What do you wish you'd known from the beginning?
Hi @Stephanie2534, welcome to the Community Center! I was just wondering whether you have seen the replies here?
Thanks for the reminder. I've been so busy putting in some upgrades to the property that I haven't had time to come back to the community. This morning, my second guest arrives. It's his birthday, so I got a friend who makes excellent treats to make a birthday box of cookies for him.
It doesn’t look like you are booked anywhere near through October - did you get quite a few cancellations? If so, you might want to revisit your cancellation policy.
Well...for me...after only three weeks or so advertising, I consider me significantly booked through October. Perhaps that's what I should have indicated. I wasn't stating that I was totally booked up...only that I was "almost" booked.
As a brand new host, that's probably all I should have right now as I work out a "strategic" plan for how I am going to manage the properties. By the way, have you created a working strategic plan for your property that includes promotion, maintenance, etc.
@Stephanie2534 Creating a strategic plan is a good idea. What I did was ramp up over time. I had a management company manage my place the first couple of years, with me taking Airbnb for the billing and guest communications, and the management company doing all the maintenance, cleaner scheduling, and all the rest of the guest management from other platforms. I learned absolutely everything from them, from what type of beds to get, to how to provide proper documents for guest rules, welcome instructions, etc., to how to handle problem guests.
Through the management company during those years, I got to know the various maintenance, A/C, plumbing, appliance, and electrician companies in the area. I got to know and reward my excellent cleaners, which I quickly learned is of the utmost importance. Eventually, I felt confident enough to take over all the platforms on my own.

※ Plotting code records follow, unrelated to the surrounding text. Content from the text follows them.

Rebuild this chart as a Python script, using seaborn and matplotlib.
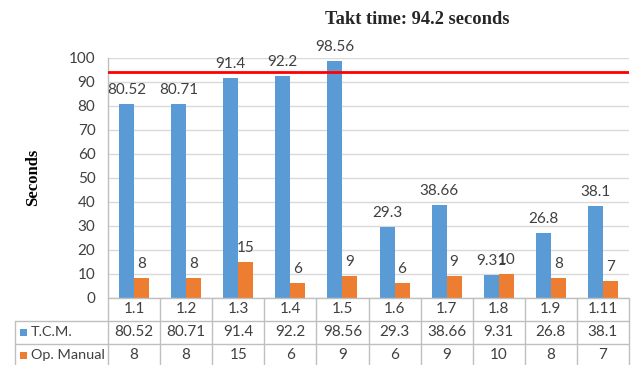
import matplotlib
matplotlib.use("Agg")
import matplotlib.pyplot as plt
import matplotlib.transforms as mtransforms
from matplotlib.patches import Rectangle
import seaborn as sns
import pandas as pd

# Chart data
categories = ["1.1", "1.2", "1.3", "1.4", "1.5", "1.6", "1.7", "1.8", "1.9", "1.11"]
tcm = [80.52, 80.71, 91.4, 92.2, 98.56, 29.3, 38.66, 9.31, 26.8, 38.1]
op_manual = [8, 8, 15, 6, 9, 6, 9, 10, 8, 7]
series_names = ["T.C.M.", "Op. Manual"]
takt_time = 94.2
y_ticks = [0, 10, 20, 30, 40, 50, 60, 70, 80, 90, 100]

colors = ["#5B9BD5", "#ED7D31"]
text_color = "#404040"
grid_color = "#D9D9D9"
table_line = "#BFBFBF"
fs = 11

sns.set_theme(style="white")
plt.rcParams["font.family"] = ["Lato", "DejaVu Sans"]

df = pd.DataFrame({
    "category": categories * 2,
    "value": tcm + op_manual,
    "series": [series_names[0]] * len(categories) + [series_names[1]] * len(categories),
})

fig = plt.figure(figsize=(6.36, 3.65), dpi=100)
ax = fig.add_axes([108 / 636, (365 - 297.5) / 365, 521 / 636, 239.8 / 365])

sns.barplot(data=df, x="category", y="value", hue="series", order=categories,
            hue_order=series_names, palette=colors, width=0.576, saturation=1,
            linewidth=0, ax=ax, legend=False)

for cont in ax.containers:
    ax.bar_label(cont, labels=[f"{v:g}" for v in cont.datavalues],
                 padding=5, fontsize=fs, color=text_color)

ax.set_ylim(0, 100)
ax.set_xlim(-0.5, len(categories) - 0.5)
ax.set_yticks(y_ticks)
ax.tick_params(axis="y", length=0, pad=9, labelsize=fs, labelcolor=text_color)
ax.set_xticks([])
ax.set_xlabel("")
ax.set_ylabel("Seconds", family="Liberation Serif", fontweight="bold",
              fontsize=12, color="black", labelpad=20)
ax.yaxis.grid(True, color=grid_color, linewidth=1)
ax.set_axisbelow(True)
for side in ["top", "right", "bottom"]:
    ax.spines[side].set_visible(False)
ax.spines["left"].set_color(table_line)
ax.spines["left"].set_linewidth(1)

# Takt time reference line
ax.axhline(takt_time, color="#FF0000", linewidth=2, zorder=3)
fig.text(417 / 636, 1 - 20 / 365, f"Takt time: {takt_time:g} seconds",
         family="Liberation Serif", fontweight="bold", fontsize=13.3,
         ha="center", va="center")

# Data table beneath the axis
trans = mtransforms.blended_transform_factory(ax.transData, ax.transAxes)
row_h = 23 / 239.8
n = len(categories)
rows_bottom = -3 * row_h
legend_left = ax.transAxes.inverted().transform(fig.transFigure.transform((15 / 636, 0)))[0]

line_kw = dict(color=table_line, linewidth=1, clip_on=False)
# horizontal lines
ax.plot([-0.5, n - 0.5], [0, 0], transform=trans, **line_kw)
for r in range(1, 4):
    ax.plot([legend_left, 1], [-r * row_h] * 2, transform=ax.transAxes, **line_kw)
# vertical lines
for k in range(n + 1):
    ax.plot([k - 0.5] * 2, [0, rows_bottom], transform=trans, **line_kw)
ax.plot([legend_left] * 2, [-row_h, rows_bottom], transform=ax.transAxes, **line_kw)

for i, cat in enumerate(categories):
    ax.text(i, -0.5 * row_h, cat, transform=trans, ha="center", va="center",
            fontsize=fs, color=text_color)
    ax.text(i, -1.5 * row_h, f"{tcm[i]:g}", transform=trans, ha="center", va="center",
            fontsize=fs, color=text_color)
    ax.text(i, -2.5 * row_h, f"{op_manual[i]:g}", transform=trans, ha="center", va="center",
            fontsize=fs, color=text_color)

for r, (name, col) in enumerate(zip(series_names, colors)):
    yc = 1 - (297.5 + 23 * (r + 1.5)) / 365
    fig.patches.append(Rectangle((20 / 636, yc - 3.5 / 365), 7 / 636, 7 / 365,
                                 transform=fig.transFigure, facecolor=col,
                                 edgecolor="none"))
    fig.text(31 / 636, yc, name, ha="left", va="center", fontsize=10.4,
             color=text_color)

fig.savefig("out.png", dpi=100)
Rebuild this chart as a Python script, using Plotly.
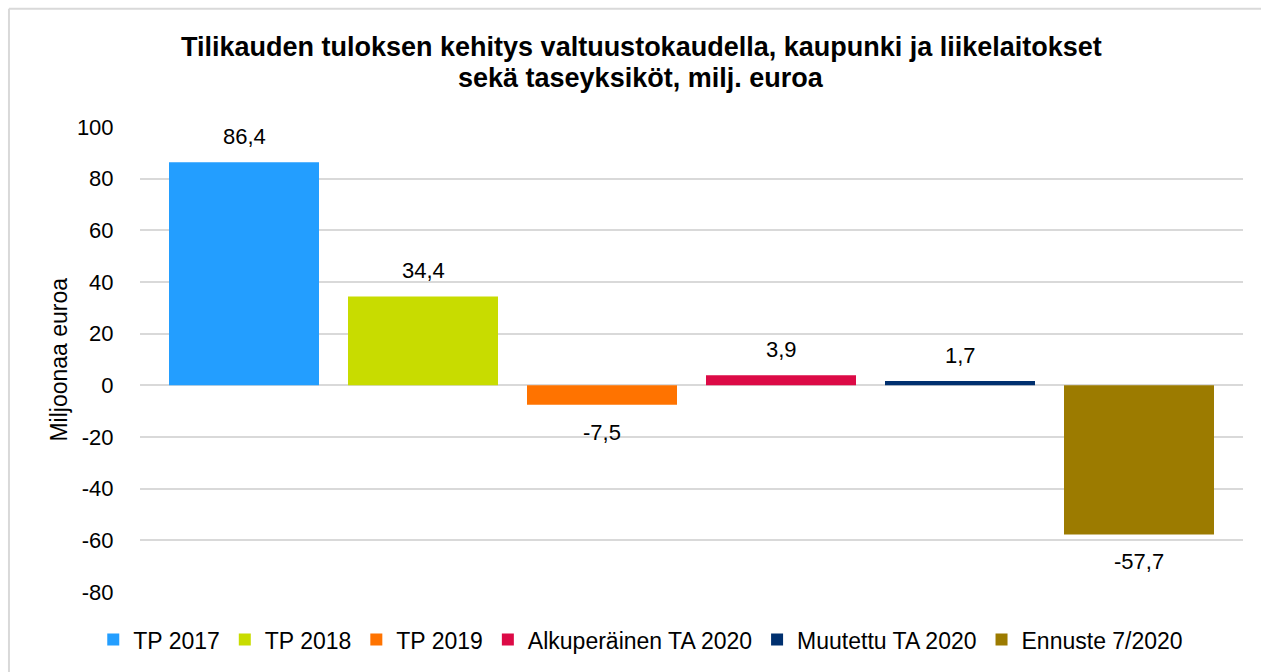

As far as strategy, for me it was formulated organically over time. I purchased and made a list of household items, and a maintenance schedule for when the various items would need to be serviced and likely replaced. I kept a very close eye on the competition to make sure my prices, quality and presentation were at least in line with the others, and tried to exceed their offerings where I could. I studied my property and area using AirDNA, which is an excellent source for determining occupancy, RevPAR, ADR, etc. I created spreadsheets to keep track of every guest, with associated stay dates, payouts, expenses and taxes. I prepared templates for guest communications, which with only 2 properties I modify and send out manually.
I never had a formal business plan, but I think it would be a great idea to have one, especially if you plan to scale out into additional properties.
I didn’t know how to do any of this when I purchased my first property. Some knowledge comes from doing, and you’ll run into many situations you didn’t plan for. Luckily, there are lots of resources with thousands of other hosts to learn from. I especially learned a good amount from this forum, which saved me from learning many lessons the hard way.
@Stephanie2534 Be positive. The few bad experiences come here - The many excellent stays are never mentioned!
Your booking successs is great but I do wonder if you are too cheap?
Thanks so much! That's encouraging!
I thought about raising my prices, but I wanted to get through a couple of months of hosting first. I compared my prices to the places around me and I do see some that are priced higher.
I think I'd really like to get some great reviews before raising the prices. What do you think?
@Stephanie2534 I believe, with no data, that a newbie host needs to be 5-10% cheaper than those with good reviews so the people will take the risk of booking with them. As such your plan feels very sensible to me.